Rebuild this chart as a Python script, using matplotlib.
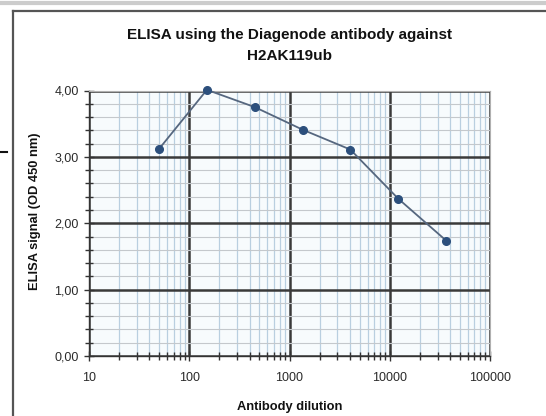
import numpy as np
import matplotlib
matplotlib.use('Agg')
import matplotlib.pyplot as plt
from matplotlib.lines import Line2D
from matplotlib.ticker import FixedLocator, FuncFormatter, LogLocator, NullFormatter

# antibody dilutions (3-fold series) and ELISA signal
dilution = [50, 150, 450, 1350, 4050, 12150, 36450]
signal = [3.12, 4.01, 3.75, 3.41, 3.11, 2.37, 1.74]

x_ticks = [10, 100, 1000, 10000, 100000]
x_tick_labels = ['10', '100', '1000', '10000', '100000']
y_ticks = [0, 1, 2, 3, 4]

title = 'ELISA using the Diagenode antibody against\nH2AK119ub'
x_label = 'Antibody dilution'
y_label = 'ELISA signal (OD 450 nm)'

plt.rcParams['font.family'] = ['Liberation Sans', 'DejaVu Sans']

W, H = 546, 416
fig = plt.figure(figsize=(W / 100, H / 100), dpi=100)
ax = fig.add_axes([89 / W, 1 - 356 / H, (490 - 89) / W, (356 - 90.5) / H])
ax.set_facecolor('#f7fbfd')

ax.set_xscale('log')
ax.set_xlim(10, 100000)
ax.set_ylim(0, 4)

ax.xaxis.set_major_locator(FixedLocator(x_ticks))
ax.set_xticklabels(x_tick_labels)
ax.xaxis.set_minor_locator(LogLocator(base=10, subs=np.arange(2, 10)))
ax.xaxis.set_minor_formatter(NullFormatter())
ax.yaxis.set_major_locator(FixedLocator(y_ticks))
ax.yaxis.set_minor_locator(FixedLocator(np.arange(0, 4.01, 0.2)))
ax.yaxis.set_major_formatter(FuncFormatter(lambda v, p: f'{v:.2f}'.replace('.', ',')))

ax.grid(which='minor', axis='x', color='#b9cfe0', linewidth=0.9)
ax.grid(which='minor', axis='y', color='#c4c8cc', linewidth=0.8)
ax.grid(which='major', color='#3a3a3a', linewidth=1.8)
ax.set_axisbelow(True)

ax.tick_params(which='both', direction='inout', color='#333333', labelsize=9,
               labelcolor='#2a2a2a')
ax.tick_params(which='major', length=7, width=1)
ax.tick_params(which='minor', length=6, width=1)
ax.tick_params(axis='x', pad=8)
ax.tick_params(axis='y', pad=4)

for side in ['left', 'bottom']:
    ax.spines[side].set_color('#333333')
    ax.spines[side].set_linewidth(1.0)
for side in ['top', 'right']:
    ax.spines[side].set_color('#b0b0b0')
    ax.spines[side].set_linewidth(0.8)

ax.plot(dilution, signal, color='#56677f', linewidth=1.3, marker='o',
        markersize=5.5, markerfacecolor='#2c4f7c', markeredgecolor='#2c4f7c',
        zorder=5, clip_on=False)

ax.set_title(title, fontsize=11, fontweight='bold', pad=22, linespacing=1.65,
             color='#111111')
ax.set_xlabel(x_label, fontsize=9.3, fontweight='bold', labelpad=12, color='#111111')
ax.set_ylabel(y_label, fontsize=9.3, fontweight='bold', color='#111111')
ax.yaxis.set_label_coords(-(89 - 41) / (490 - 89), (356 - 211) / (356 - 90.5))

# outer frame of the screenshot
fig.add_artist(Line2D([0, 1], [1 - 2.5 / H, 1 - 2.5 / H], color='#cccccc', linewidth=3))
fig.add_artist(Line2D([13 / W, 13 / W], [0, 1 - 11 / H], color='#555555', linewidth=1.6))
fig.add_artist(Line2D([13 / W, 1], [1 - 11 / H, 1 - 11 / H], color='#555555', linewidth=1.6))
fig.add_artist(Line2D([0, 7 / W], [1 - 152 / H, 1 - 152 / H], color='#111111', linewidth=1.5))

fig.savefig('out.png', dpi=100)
★ ★ ★ ★ ★
§ **Instructions for the task**: Leave out any pictures, please, and quote only the lines from the top of the data through the line that contains "from matplotlib.ticker import".

§ **Output of the task**:
Rebuild this chart as a Python script, using matplotlib.
import numpy as np
import matplotlib
matplotlib.use('Agg')
import matplotlib.pyplot as plt
from matplotlib.lines import Line2D
from matplotlib.ticker import FixedLocator, FuncFormatter, LogLocator, NullFormatter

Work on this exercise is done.